Quoique de dimensions identiques, nos œuvres ne forment pas un pendant ni appartiennent à aucun cycle. Aussi, Vénus demandant à Vulcain les armes pour Énée est le seul dessin de Lebrun connu se rapportant à l’Énéide. En revanche, il s’agit d’un thème fréquemment traité par les artistes français du XVIIIe siècle, tels La Fosse, Boucher, Natoire ou Restout. L’interprétation qu’en donne notre artiste est très différente et plus dramatique, avec les corps désarticulés à la musculature saillante du dieu forgeron et de ses aides. De même, La Résurrection de Lazare est l’unique sujet de l’histoire du Christ jamais dessiné par Lebrun. Il en existe une seconde version, très proche, mais plus petite conservée à la Biblioteka Uniwersytecka de Varsovie (inv. zb. d. 102, plume et encre brune, lavis brun, 33,8 x 49,2 cm).

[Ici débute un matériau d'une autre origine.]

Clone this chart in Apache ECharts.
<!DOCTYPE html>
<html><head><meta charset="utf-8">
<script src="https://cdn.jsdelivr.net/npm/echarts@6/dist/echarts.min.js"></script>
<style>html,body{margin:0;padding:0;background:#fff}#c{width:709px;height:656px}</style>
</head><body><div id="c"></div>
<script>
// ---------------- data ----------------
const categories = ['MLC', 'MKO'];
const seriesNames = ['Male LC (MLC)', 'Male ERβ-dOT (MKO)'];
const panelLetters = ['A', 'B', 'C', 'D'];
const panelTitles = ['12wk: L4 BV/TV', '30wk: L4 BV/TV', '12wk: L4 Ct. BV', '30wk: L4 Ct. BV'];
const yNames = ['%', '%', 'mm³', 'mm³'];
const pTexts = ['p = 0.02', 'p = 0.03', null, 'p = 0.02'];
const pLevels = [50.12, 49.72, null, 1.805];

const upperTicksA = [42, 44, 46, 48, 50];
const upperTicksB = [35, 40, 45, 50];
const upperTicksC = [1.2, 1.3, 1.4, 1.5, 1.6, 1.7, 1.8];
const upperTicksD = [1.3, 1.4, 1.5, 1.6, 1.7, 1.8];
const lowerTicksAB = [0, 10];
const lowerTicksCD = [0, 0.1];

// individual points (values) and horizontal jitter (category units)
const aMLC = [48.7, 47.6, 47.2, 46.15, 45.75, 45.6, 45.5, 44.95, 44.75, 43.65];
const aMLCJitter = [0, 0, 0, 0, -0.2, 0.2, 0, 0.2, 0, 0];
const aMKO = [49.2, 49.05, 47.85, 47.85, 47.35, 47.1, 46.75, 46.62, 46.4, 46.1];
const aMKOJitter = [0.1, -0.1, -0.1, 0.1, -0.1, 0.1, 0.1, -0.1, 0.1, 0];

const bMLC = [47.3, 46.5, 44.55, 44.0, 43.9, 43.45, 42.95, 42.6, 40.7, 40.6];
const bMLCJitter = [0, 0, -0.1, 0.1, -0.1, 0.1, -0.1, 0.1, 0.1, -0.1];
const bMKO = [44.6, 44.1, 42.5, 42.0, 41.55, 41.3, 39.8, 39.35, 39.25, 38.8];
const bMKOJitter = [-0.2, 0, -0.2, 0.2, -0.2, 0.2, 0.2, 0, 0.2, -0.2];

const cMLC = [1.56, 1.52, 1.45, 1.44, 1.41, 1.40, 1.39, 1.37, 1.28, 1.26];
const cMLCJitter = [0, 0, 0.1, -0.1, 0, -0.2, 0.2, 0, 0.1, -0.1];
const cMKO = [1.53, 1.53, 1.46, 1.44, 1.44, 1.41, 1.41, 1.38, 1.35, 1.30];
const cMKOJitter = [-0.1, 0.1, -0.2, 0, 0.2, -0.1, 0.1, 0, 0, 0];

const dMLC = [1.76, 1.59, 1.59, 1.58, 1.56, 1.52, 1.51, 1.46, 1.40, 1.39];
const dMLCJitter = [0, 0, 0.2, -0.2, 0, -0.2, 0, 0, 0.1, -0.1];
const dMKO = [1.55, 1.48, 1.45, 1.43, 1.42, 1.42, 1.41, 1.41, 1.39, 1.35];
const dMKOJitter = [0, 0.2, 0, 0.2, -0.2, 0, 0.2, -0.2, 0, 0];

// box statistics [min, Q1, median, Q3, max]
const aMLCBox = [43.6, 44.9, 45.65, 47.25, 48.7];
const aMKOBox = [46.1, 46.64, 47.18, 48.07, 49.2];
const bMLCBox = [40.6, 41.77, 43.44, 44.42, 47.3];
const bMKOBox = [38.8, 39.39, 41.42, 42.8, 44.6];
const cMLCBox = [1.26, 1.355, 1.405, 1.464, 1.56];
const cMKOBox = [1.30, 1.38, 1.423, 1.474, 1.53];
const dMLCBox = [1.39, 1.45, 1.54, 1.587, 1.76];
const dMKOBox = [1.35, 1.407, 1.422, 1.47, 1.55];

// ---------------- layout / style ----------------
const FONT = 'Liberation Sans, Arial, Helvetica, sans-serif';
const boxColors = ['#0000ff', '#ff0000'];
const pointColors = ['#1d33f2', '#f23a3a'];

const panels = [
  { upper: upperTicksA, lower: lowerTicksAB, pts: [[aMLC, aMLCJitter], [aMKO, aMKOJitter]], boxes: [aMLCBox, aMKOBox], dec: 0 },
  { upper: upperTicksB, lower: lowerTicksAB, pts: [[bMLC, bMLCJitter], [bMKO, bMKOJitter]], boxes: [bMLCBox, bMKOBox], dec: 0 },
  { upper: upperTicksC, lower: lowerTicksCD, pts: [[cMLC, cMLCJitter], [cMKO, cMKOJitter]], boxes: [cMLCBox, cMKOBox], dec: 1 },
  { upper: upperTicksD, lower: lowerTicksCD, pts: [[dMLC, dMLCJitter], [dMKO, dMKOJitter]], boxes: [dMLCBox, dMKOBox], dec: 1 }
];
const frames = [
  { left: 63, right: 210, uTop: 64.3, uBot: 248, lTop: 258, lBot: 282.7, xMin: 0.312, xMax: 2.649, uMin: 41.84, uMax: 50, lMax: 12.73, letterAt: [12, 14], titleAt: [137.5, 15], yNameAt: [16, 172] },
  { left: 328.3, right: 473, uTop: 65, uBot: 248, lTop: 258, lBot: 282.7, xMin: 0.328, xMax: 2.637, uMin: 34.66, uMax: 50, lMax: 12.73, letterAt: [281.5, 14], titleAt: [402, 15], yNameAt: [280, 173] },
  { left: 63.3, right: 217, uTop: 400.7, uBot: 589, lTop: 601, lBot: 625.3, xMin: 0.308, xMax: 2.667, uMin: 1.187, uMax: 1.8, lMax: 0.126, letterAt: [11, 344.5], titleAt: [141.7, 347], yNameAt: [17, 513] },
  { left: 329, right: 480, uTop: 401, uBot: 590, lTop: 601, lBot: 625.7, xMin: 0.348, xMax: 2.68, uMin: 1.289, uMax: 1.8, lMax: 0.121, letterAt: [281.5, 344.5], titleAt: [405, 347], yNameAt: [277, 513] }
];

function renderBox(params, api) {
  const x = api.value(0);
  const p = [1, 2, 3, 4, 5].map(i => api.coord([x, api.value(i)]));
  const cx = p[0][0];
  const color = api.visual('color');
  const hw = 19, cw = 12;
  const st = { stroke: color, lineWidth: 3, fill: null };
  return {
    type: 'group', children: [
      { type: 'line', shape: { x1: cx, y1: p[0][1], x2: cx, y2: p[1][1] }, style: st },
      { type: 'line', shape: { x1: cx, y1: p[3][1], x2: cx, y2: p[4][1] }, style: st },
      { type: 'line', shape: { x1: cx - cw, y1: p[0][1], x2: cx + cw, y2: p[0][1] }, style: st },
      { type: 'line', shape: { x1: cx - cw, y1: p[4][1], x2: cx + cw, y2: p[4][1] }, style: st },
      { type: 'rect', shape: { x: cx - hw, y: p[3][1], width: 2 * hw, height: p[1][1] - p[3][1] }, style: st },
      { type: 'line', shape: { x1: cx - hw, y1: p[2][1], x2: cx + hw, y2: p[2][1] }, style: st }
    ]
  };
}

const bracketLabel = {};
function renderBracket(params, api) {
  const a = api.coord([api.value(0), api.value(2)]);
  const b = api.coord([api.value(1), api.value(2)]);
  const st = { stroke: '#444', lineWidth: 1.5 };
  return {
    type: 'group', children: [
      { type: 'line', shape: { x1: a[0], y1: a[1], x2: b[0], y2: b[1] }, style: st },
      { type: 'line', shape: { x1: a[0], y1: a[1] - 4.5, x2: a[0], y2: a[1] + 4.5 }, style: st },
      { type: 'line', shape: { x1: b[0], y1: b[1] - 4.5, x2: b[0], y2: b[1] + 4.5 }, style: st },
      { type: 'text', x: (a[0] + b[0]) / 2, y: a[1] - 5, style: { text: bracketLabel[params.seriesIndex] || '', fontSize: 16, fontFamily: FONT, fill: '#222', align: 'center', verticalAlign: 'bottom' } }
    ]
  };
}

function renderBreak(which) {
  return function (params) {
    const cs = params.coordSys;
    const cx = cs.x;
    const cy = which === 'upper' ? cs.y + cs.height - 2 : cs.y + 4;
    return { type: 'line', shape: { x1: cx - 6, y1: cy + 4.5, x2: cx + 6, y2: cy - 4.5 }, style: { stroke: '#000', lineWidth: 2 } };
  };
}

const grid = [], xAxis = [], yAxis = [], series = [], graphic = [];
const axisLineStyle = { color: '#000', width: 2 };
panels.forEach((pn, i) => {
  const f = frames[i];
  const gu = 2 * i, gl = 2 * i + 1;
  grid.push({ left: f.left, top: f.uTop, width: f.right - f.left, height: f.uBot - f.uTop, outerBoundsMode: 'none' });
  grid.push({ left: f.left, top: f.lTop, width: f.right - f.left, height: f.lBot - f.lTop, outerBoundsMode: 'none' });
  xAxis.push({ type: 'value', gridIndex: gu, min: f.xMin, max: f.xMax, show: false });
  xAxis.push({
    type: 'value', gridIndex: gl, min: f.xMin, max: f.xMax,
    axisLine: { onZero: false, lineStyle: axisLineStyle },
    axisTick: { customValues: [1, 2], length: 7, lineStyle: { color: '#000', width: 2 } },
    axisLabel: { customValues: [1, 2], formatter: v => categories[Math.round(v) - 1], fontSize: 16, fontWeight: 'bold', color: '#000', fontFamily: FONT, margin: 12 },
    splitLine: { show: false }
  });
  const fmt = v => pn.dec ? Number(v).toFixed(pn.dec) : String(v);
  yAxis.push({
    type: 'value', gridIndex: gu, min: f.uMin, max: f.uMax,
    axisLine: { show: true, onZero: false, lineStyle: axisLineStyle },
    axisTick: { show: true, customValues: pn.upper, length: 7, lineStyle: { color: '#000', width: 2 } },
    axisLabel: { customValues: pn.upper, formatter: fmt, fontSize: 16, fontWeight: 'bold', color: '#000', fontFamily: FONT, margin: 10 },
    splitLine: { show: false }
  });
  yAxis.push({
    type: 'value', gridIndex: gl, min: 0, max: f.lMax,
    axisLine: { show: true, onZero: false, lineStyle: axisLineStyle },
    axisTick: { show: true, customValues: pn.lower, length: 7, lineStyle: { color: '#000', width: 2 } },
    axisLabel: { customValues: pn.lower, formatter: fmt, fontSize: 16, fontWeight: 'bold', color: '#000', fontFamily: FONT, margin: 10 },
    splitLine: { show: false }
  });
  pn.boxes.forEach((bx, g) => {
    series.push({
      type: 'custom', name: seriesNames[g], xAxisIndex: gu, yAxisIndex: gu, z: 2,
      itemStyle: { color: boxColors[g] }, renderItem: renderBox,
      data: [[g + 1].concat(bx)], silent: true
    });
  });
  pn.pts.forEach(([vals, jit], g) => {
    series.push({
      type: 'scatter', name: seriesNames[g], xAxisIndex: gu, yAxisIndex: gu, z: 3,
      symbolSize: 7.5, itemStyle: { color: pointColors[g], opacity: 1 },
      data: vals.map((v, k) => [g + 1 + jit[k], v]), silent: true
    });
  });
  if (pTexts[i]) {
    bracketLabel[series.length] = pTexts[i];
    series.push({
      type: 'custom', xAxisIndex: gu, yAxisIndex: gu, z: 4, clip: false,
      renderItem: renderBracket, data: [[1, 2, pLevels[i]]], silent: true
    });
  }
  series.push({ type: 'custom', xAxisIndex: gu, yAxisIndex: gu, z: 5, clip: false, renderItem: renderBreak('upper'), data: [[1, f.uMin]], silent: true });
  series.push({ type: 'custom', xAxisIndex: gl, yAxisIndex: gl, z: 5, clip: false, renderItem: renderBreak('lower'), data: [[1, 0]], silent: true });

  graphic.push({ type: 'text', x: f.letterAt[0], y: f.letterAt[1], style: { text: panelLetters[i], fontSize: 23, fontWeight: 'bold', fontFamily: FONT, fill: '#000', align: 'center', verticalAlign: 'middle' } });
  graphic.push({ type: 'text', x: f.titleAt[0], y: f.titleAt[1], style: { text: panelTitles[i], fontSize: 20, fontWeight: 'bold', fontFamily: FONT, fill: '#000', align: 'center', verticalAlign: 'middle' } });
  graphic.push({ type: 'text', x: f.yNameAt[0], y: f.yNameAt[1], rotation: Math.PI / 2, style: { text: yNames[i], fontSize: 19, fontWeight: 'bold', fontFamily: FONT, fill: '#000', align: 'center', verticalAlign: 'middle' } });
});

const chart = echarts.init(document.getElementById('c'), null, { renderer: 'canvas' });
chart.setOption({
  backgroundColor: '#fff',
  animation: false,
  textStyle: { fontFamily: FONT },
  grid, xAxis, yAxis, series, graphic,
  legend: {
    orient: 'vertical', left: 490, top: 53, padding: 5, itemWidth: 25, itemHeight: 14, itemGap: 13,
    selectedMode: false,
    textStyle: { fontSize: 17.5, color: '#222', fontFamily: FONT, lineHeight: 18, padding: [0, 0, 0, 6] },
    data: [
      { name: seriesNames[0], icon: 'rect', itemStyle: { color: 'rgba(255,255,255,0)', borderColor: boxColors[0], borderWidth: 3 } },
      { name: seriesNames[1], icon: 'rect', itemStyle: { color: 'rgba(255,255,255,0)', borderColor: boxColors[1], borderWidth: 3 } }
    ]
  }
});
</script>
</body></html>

Le sujet de certaines feuilles glorifiant les Arts dont la Victoire des Arts sur le Temps avec le portrait du roi Stanislas Auguste comme protecteur des Arts provenant, comme nos deux dessins, de la collection d’Adalbert von Lanna et de dimensions identiques, permet de rattacher ces dessins au projet du roi de Pologne qui souhaitait transformer l’atelier de sculpture d’André Lebrun, fort de plusieurs dizaines d’artistes, en une Académie royale des Beaux-Arts. De par leur style, ils se situent en effet dans les dernières années que le sculpteur passa en Pologne, entre 1780 et les guerres des années 1790. Sans doute destinées à Stanislas Auguste, les compositions ambitieuses de Lebrun devaient le montrer aussi bon dessinateur que statuaire, capable de la plus belle et la plus complexe invention, et, partant, digne de diriger une Académie. C’est un ravissement de l’œil et une démonstration éclatante d’un talent original et libéré, que les tourments de l’histoire empêchèrent de se réaliser entièrement.
A.Z.

Bibliographie de l’œuvre
Katarzyna MIKOCKA-RACHUBOWA, André Le Brun : « pierwszy rzezbiarz » krola Stanislawa Augusta, Varsovie, Instytut Sztuki PAN, 2010, vol. II, p. 444-446, nos 92 et 93.
Louis-Antoine PRAT, Le dessin français au XVIIIe siècle, Paris, Louvre éditions, 2017, p. 289 (Vénus dans la forge de Vulcain).

Bibliographie générale
Stanisława SAWICKA, « Les dessins d’André Le Brun, premier sculpteur à la cour du roi Stanislas-Auguste Poniatowski », Bulletin de la Société de l’Histoire de l’Art Français, 1968, Paris, 1970, p. 111-125.
Olivier MICHEL, « André Lebrun en France et en Italie. Sa formation et ses succès romains », Biuletyn Historii Sztuki, vol. 62, no 1/2, p. 205-229.